Sketch the Curve - Find Vertical & Horizontal Asymptotes

[scorpa]

Hi guys,

I know this is a dumb question, but I have to ask. We are supposed to sketch the curve of y=x/(x-1)^2 using the guidelines for curve sketching such as domain, intervals of increase/decrease, concavity...ect. For the most part on this question I think I have done this all right, it really isn't all that hard. But for some reason my asymptotes are a bit messed up.
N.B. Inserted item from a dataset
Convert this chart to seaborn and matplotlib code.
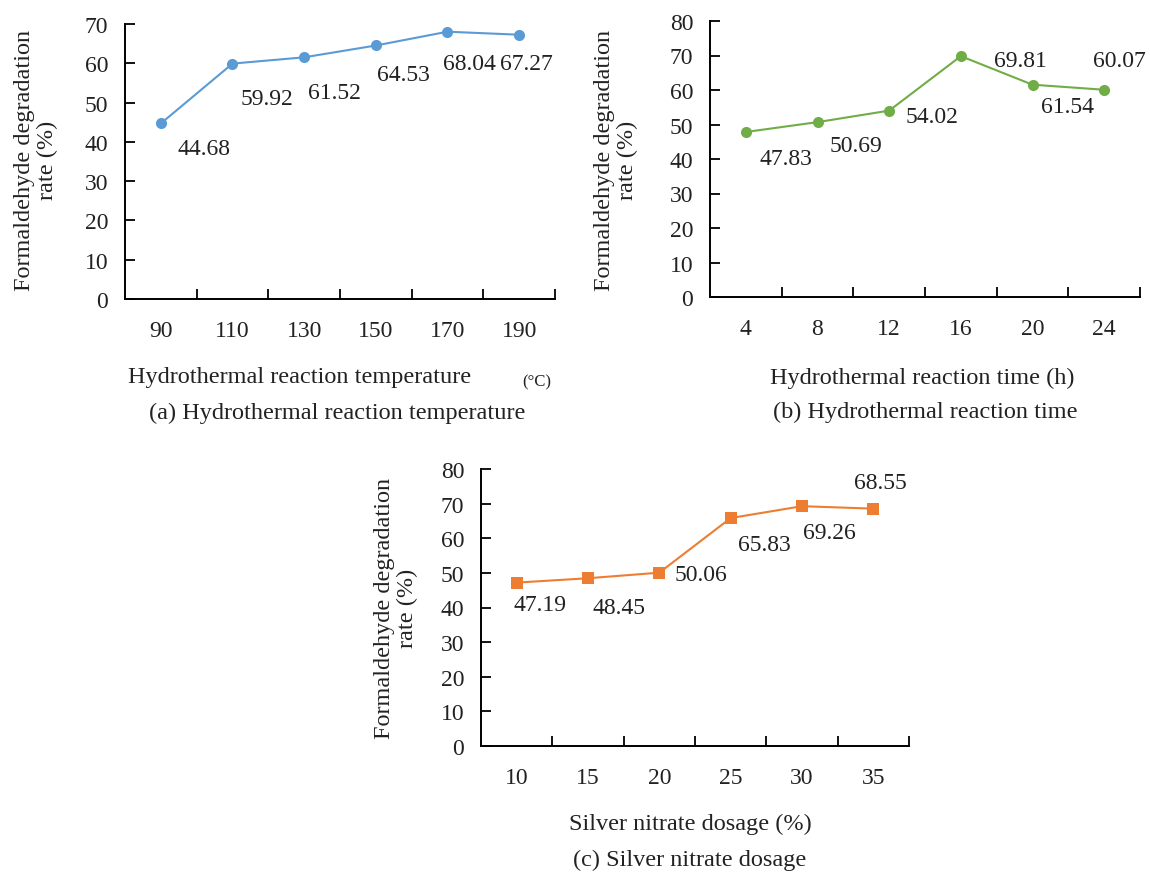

I know there is a vertical asymptote occurring at x=1, because having an x value of one makes the denominator undefined. Then to find the horizontal asymptoes I expanded the denominator to get
y = x/(x^2 -2x+1), then I found the horizontal denominator (limit as it approaches infinity) by taking an x^2 out of the whole thing, leaving me with a horizontal asymptote at y=0, which for the right half of the curve is true. But the left half of the curve does cross the axis at (0,0). How do I account for the fact that there is not a horizontal tangent at y=0 on the left side of the graph? I hope I explained my situation clearly. Thanks for any help in advance.

 

[Tide]

The function approaches the x-axis from below as x goes to negative infinity.

 

[scorpa]

OK, I get the statement you just made. But how would I go about showing that mathematically?

 

[Tide]

For x < 0, the function is negative and there are no other zeros of the function.

 

[scorpa]

Ok so because I have found that there is a horizontal asymptote at x=0 I can say that as x approaches both infinity and negative infinity the graph approaches but never reaches zero, except for the intercept at (0,0) ?

 

[Tide]

Well, there's a horizontal asymptote at y = 0 and not at x = 0 and since the function is negative for all negative values of x so the graph approaches the asymptote from below for negative x but from above for positive x.

 

[scorpa]

Ok I think I got it now, thanks